Я читал отрывок из повести Паустовского «Чёрное море» — казнь лейтенанта Шмидта. Отрывок был замечательный. Автор сидел близко. Я читал и чувствовал волнение зала.

Подходили последние строки отрывка: «… она встала на колени и засыпала могилу грудами красных цветов. Россия молчала. Небо было безоблачно и прекрасно». Я кончил, тихо сошёл со сцены и прошёл через зал к выходу. Следом за мной выбежала заплаканная преподавательница немецкого языка Мария Михайловна. Она обняла меня, поцеловала, поздравила, а потом воскликнула:

— Я не понимаю, Теодор?! Так глубоко и проникновенно понимать русский текст и абсолютное … — тут её лицо вытянулось и глаза сделались круглыми — … абсолютное непонимание немецкого!

Я не знал, что ей на это ответить и в творческом экстазе пообещал ей к следующему разу приготовить уроки и не только устно, но даже и письменно.

Шёл 1940–1941 учебный гол — год окончания школы. Я занимался в автомотоклубе, в инъязе на курсах «выходного дня» и по горло был загружен общественной работой в школе. Но в этом году всё спорилось и всё получалось. Я даже находил время, чтобы постоять в очередях и приобрести, наконец модельные туфли и хороший костюм.

Насколько неприятно было стоять в очереди за туфлями и костюмом, настолько приятно было стоять в огромном хвосте у театральной кассы. Огромная очередь, у театральной кассы — это за-ме-чательно!

Или вечером у МХАТа перед началом спектакля студентка писклявым голосом кричит своей мамаше через дорогу:

— Мамуля, я достала один билет на 2-й ярус!

— Ну, беги, родная, а то опоздаешь!

Это за-ме-чательно!

И в то же время письмо от Светланы:

«Мальчики у нас в школе все ума лишились. Летят в военные училища, будто гонимые амоком. Идти в лётное и морское училище, испытать жизнь, полную мужества, отваги, риска, жить — гореть. Это мне понятно. Но идут в пехотные, пулемётные училища. Это недоступно моему пониманию».

И немного позднее:

«… В школе состоялась лекция о международном положении. Чувствуется, что времена беспочвенных мечтания отошли, уступая место более реальному. Это теперь каждому понятно».

Значит, поняла.

А у нас в школе вечер встречи с писателем-поэтом Ильёй Эренбургом.
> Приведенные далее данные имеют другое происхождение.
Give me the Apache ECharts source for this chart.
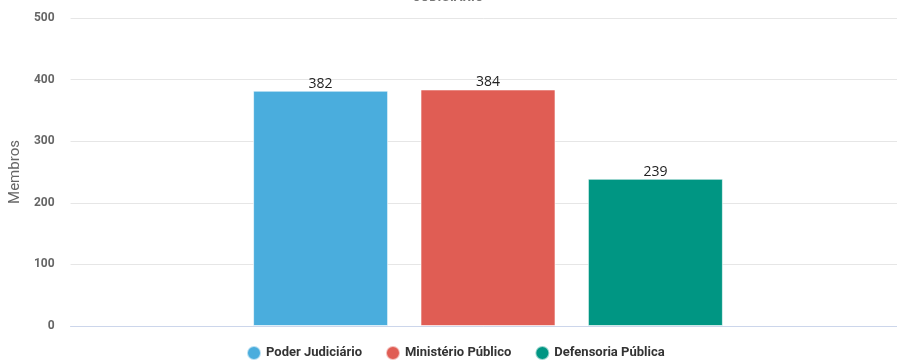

На сцене большой стол, покрытый скатертью, восемь стульев для президиума, но за столом сидит один человек. Утомлённое вытянутое лицо, тонкий, крючком повешенный нос и вскинутые брови. Сильно поседевшим волосам не лежится спокойно на голове, в которой без устали бродят мысли. Взгляд острый, пронизывающий, много видевший и всё примечающий.

Он не хочет делать из этого вечера казённого собрания, он хочет поговорить с нами, хочет рассказать о Париже, который в огне. В руках у него маленькая тетрадь стихов.

Голос его приглушен. Такое впечатление, что невидимым рычагом нажимает на звуки и звук «л» не выдерживает этого напора и неправильный разливается по залу.

Он говорил о Париже и читал стихи:

Умереть, и то казалось легче. Был здесь каждый камень мил и дорог. Вывозили пушки, жгли запасы нефти. Падал чёрный дождь на чёрный город. Глаза погасли, и холод губ, Огромный город, не город — труп.

Настольная лампа, покрытая зелёным абажуром, бросает на стену сутулую тень.

Не для того писал Бальзак. Чужих солдат чугунный шаг. Ночь наливалась горяча. Бензин и конская моча.

Тишина такая, что отчётливо слышно дыхание соседа.

Так люди предали слова, Траву так предала трава. Предать себя, предать других. А город пуст и город тих, И тяжелее чугуна Уродливая тишина.

Мы слушали его и мужали под ударами голоса и стиха.

Ещё не всё можно сказать, ещё не каждой мыслью можно поделиться с нами. Ведь это ещё 1940 год…, но это и уже 1940 год, и где-то прорывается:

Будет день, и прорастёт она — Из костей, как всходят семена, Всколосятся руки и штыки, Зашагают мёртвые полки, Зашагают, горя, города, Выплывут утопшие суда, И на вахту встанет без часов Тень товарища и облаков.

Окончание школы, выпускной бал, прогулка по Москве, субботний вечер в парке культуры и головокружительные поцелуи в тот момент, когда уже тушили свет в аллеях — всё это врезалось в память на всю жизнь, потому что свет в аллеях тушили на много лет, потому что это был канун войны.